_Task statement_: Repeat the data below exactly, dropping any pictures it holds.

■ ■ ■ ■

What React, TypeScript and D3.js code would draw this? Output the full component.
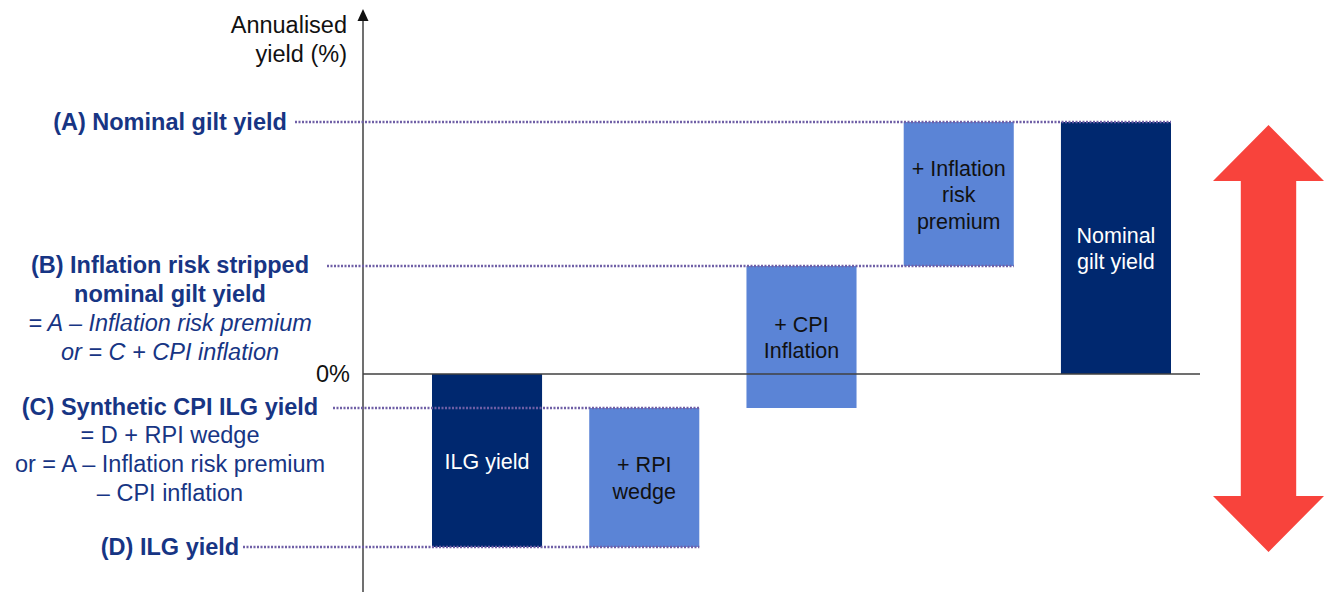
import React from "react";
import * as d3 from "d3";

// Waterfall decomposition of the nominal gilt yield (annualised %, illustrative)
const categories = ["ILG yield", "+ RPI wedge", "+ CPI Inflation", "+ Inflation risk premium", "Nominal gilt yield"];
const barLines = [["ILG yield"], ["+ RPI", "wedge"], ["+ CPI", "Inflation"], ["+ Inflation", "risk", "premium"], ["Nominal", "gilt yield"]];
const ilgYield = -3.46;
const rpiWedge = 2.78;
const cpiInflation = 2.84;
const inflationRiskPremium = 2.88;
const yDomain = [-4.36, 7.28];

const levelD = ilgYield;
const levelC = levelD + rpiWedge;
const levelB = levelC + cpiInflation;
const levelA = levelB + inflationRiskPremium;

const barStart = [0, levelD, levelC, levelB, 0];
const barEnd = [levelD, levelC, levelB, levelA, levelA];
const barDark = [true, false, false, false, true];

const W = 1327;
const H = 592;
const FONT = "'Liberation Sans', Arial, Helvetica, sans-serif";
const NAVY = "#00286f";
const LIGHT = "#5b84d6";
const LABEL = "#173584";
const DOT = "#6f5fa6";
const RED = "#f8433c";

export default function App() {
  const x = d3.scaleBand<string>().domain(categories).range([432, 1171]).paddingInner(0.3).paddingOuter(0);
  const y = d3.scaleLinear().domain(yDomain).range([H, 10]);
  const axisX = 363;
  const bw = x.bandwidth();

  const right = (i: number) => (x(categories[i]) as number) + bw;

  // Reference levels: dotted guide from the left label to the relevant bar
  const guides = [
    { v: levelA, x0: 295, x1: right(4) },
    { v: levelB, x0: 327, x1: right(3) },
    { v: levelC, x0: 333, x1: right(1) },
    { v: levelD, x0: 243, x1: right(1) },
  ];

  // Double-headed arrow spanning the full range of yields
  const ax = 1268.5;
  const topY = y(levelA) + 3;
  const botY = y(levelD) + 5;
  const headH = 56;
  const headW = 55.5;
  const shaftW = 27.7;
  const arrowPts = [
    [ax, topY],
    [ax + headW, topY + headH],
    [ax + shaftW, topY + headH],
    [ax + shaftW, botY - headH],
    [ax + headW, botY - headH],
    [ax, botY],
    [ax - headW, botY - headH],
    [ax - shaftW, botY - headH],
    [ax - shaftW, topY + headH],
    [ax - headW, topY + headH],
  ];

  const lbl = (lines: { t: string; y: number; bold?: boolean; italic?: boolean }[]) =>
    lines.map((l, i) => (
      <text
        key={l.t + i}
        x={170}
        y={l.y}
        textAnchor="middle"
        fontSize={23.5}
        fontWeight={l.bold ? "bold" : "normal"}
        fontStyle={l.italic ? "italic" : "normal"}
        fill={LABEL}
      >
        {l.t}
      </text>
    ));

  return (
    <svg width={W} height={H} style={{ position: "absolute", left: 0, top: 0, fontFamily: FONT }}>
      <rect width={W} height={H} fill="#fff" />

      {/* bars */}
      {categories.map((c, i) => {
        const y0 = y(Math.max(barStart[i], barEnd[i]));
        const y1 = y(Math.min(barStart[i], barEnd[i]));
        const cx = (x(c) as number) + bw / 2;
        const cy = (y0 + y1) / 2;
        const lines = barLines[i];
        const lh = 26.5;
        return (
          <g key={c}>
            <rect x={x(c)} y={y0} width={bw} height={y1 - y0} fill={barDark[i] ? NAVY : LIGHT} />
            {lines.map((t, j) => (
              <text
                key={t}
                x={cx}
                y={cy + (j - (lines.length - 1) / 2) * lh + 8}
                textAnchor="middle"
                fontSize={21.5}
                fill={barDark[i] ? "#fff" : "#111"}
              >
                {t}
              </text>
            ))}
          </g>
        );
      })}

      {/* axes */}
      <line x1={axisX} x2={axisX} y1={20} y2={H} stroke="#404040" strokeWidth={1.5} />
      <polygon points={`${axisX},9 ${axisX - 5.5},21 ${axisX + 5.5},21`} fill="#111" />
      <line x1={axisX} x2={1200} y1={y(0)} y2={y(0)} stroke="#404040" strokeWidth={1.5} />

      {/* dotted guides */}
      {guides.map((g, i) => (
        <line
          key={i}
          x1={g.x0}
          x2={g.x1}
          y1={y(g.v)}
          y2={y(g.v)}
          stroke={DOT}
          strokeWidth={2.4}
          strokeDasharray="2 1.5"
        />
      ))}

      {/* axis title and zero label */}
      <text x={347} y={33} textAnchor="end" fontSize={23.5} fill="#111">Annualised</text>
      <text x={347} y={62} textAnchor="end" fontSize={23.5} fill="#111">yield (%)</text>
      <text x={350} y={y(0) + 8} textAnchor="end" fontSize={23.5} fill="#111">0%</text>

      {/* level descriptions */}
      {lbl([{ t: "(A) Nominal gilt yield", y: 130, bold: true }])}
      {lbl([
        { t: "(B) Inflation risk stripped", y: 273, bold: true },
        { t: "nominal gilt yield", y: 302, bold: true },
        { t: "= A – Inflation risk premium", y: 331, italic: true },
        { t: "or = C + CPI inflation", y: 360, italic: true },
      ])}
      {lbl([
        { t: "(C) Synthetic CPI ILG yield", y: 415, bold: true },
        { t: "= D + RPI wedge", y: 443 },
        { t: "or = A – Inflation risk premium", y: 472 },
        { t: "– CPI inflation", y: 501 },
      ])}
      {lbl([{ t: "(D) ILG yield", y: 555, bold: true }])}

      {/* range arrow */}
      <polygon points={arrowPts.map((p) => p.join(",")).join(" ")} fill={RED} />
    </svg>
  );
}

■ ■ ■ ■

_Result_:
What React, TypeScript and D3.js code would draw this? Output the full component.
import React from "react";
import * as d3 from "d3";

// Waterfall decomposition of the nominal gilt yield (annualised %, illustrative)
const categories = ["ILG yield", "+ RPI wedge", "+ CPI Inflation", "+ Inflation risk premium", "Nominal gilt yield"];
const barLines = [["ILG yield"], ["+ RPI", "wedge"], ["+ CPI", "Inflation"], ["+ Inflation", "risk", "premium"], ["Nominal", "gilt yield"]];
const ilgYield = -3.46;
const rpiWedge = 2.78;
const cpiInflation = 2.84;
const inflationRiskPremium = 2.88;
const yDomain = [-4.36, 7.28];

const levelD = ilgYield;
const levelC = levelD + rpiWedge;
const levelB = levelC + cpiInflation;
const levelA = levelB + inflationRiskPremium;

const barStart = [0, levelD, levelC, levelB, 0];
const barEnd = [levelD, levelC, levelB, levelA, levelA];
const barDark = [true, false, false, false, true];

const W = 1327;
const H = 592;
const FONT = "'Liberation Sans', Arial, Helvetica, sans-serif";
const NAVY = "#00286f";
const LIGHT = "#5b84d6";
const LABEL = "#173584";
const DOT = "#6f5fa6";
const RED = "#f8433c";

export default function App() {
  const x = d3.scaleBand<string>().domain(categories).range([432, 1171]).paddingInner(0.3).paddingOuter(0);
  const y = d3.scaleLinear().domain(yDomain).range([H, 10]);
  const axisX = 363;
  const bw = x.bandwidth();

  const right = (i: number) => (x(categories[i]) as number) + bw;

  // Reference levels: dotted guide from the left label to the relevant bar
  const guides = [
    { v: levelA, x0: 295, x1: right(4) },
    { v: levelB, x0: 327, x1: right(3) },
    { v: levelC, x0: 333, x1: right(1) },
    { v: levelD, x0: 243, x1: right(1) },
  ];

  // Double-headed arrow spanning the full range of yields
  const ax = 1268.5;
  const topY = y(levelA) + 3;
  const botY = y(levelD) + 5;
  const headH = 56;
  const headW = 55.5;
  const shaftW = 27.7;
  const arrowPts = [
    [ax, topY],
    [ax + headW, topY + headH],
    [ax + shaftW, topY + headH],
    [ax + shaftW, botY - headH],
    [ax + headW, botY - headH],
    [ax, botY],
    [ax - headW, botY - headH],
    [ax - shaftW, botY - headH],
    [ax - shaftW, topY + headH],
    [ax - headW, topY + headH],
  ];

  const lbl = (lines: { t: string; y: number; bold?: boolean; italic?: boolean }[]) =>
    lines.map((l, i) => (
      <text
        key={l.t + i}
        x={170}
        y={l.y}
        textAnchor="middle"
        fontSize={23.5}
        fontWeight={l.bold ? "bold" : "normal"}
        fontStyle={l.italic ? "italic" : "normal"}
        fill={LABEL}
      >
        {l.t}
      </text>
    ));

  return (
    <svg width={W} height={H} style={{ position: "absolute", left: 0, top: 0, fontFamily: FONT }}>
      <rect width={W} height={H} fill="#fff" />

      {/* bars */}
      {categories.map((c, i) => {
        const y0 = y(Math.max(barStart[i], barEnd[i]));
        const y1 = y(Math.min(barStart[i], barEnd[i]));
        const cx = (x(c) as number) + bw / 2;
        const cy = (y0 + y1) / 2;
        const lines = barLines[i];
        const lh = 26.5;
        return (
          <g key={c}>
            <rect x={x(c)} y={y0} width={bw} height={y1 - y0} fill={barDark[i] ? NAVY : LIGHT} />
            {lines.map((t, j) => (
              <text
                key={t}
                x={cx}
                y={cy + (j - (lines.length - 1) / 2) * lh + 8}
                textAnchor="middle"
                fontSize={21.5}
                fill={barDark[i] ? "#fff" : "#111"}
              >
                {t}
              </text>
            ))}
          </g>
        );
      })}

      {/* axes */}
      <line x1={axisX} x2={axisX} y1={20} y2={H} stroke="#404040" strokeWidth={1.5} />
      <polygon points={`${axisX},9 ${axisX - 5.5},21 ${axisX + 5.5},21`} fill="#111" />
      <line x1={axisX} x2={1200} y1={y(0)} y2={y(0)} stroke="#404040" strokeWidth={1.5} />

      {/* dotted guides */}
      {guides.map((g, i) => (
        <line
          key={i}
          x1={g.x0}
          x2={g.x1}
          y1={y(g.v)}
          y2={y(g.v)}
          stroke={DOT}
          strokeWidth={2.4}
          strokeDasharray="2 1.5"
        />
      ))}

      {/* axis title and zero label */}
      <text x={347} y={33} textAnchor="end" fontSize={23.5} fill="#111">Annualised</text>
      <text x={347} y={62} textAnchor="end" fontSize={23.5} fill="#111">yield (%)</text>
      <text x={350} y={y(0) + 8} textAnchor="end" fontSize={23.5} fill="#111">0%</text>

      {/* level descriptions */}
      {lbl([{ t: "(A) Nominal gilt yield", y: 130, bold: true }])}
      {lbl([
        { t: "(B) Inflation risk stripped", y: 273, bold: true },
        { t: "nominal gilt yield", y: 302, bold: true },
        { t: "= A – Inflation risk premium", y: 331, italic: true },
        { t: "or = C + CPI inflation", y: 360, italic: true },
      ])}
      {lbl([
        { t: "(C) Synthetic CPI ILG yield", y: 415, bold: true },
        { t: "= D + RPI wedge", y: 443 },
        { t: "or = A – Inflation risk premium", y: 472 },
        { t: "– CPI inflation", y: 501 },
      ])}
      {lbl([{ t: "(D) ILG yield", y: 555, bold: true }])}

      {/* range arrow */}
      <polygon points={arrowPts.map((p) => p.join(",")).join(" ")} fill={RED} />
    </svg>
  );
}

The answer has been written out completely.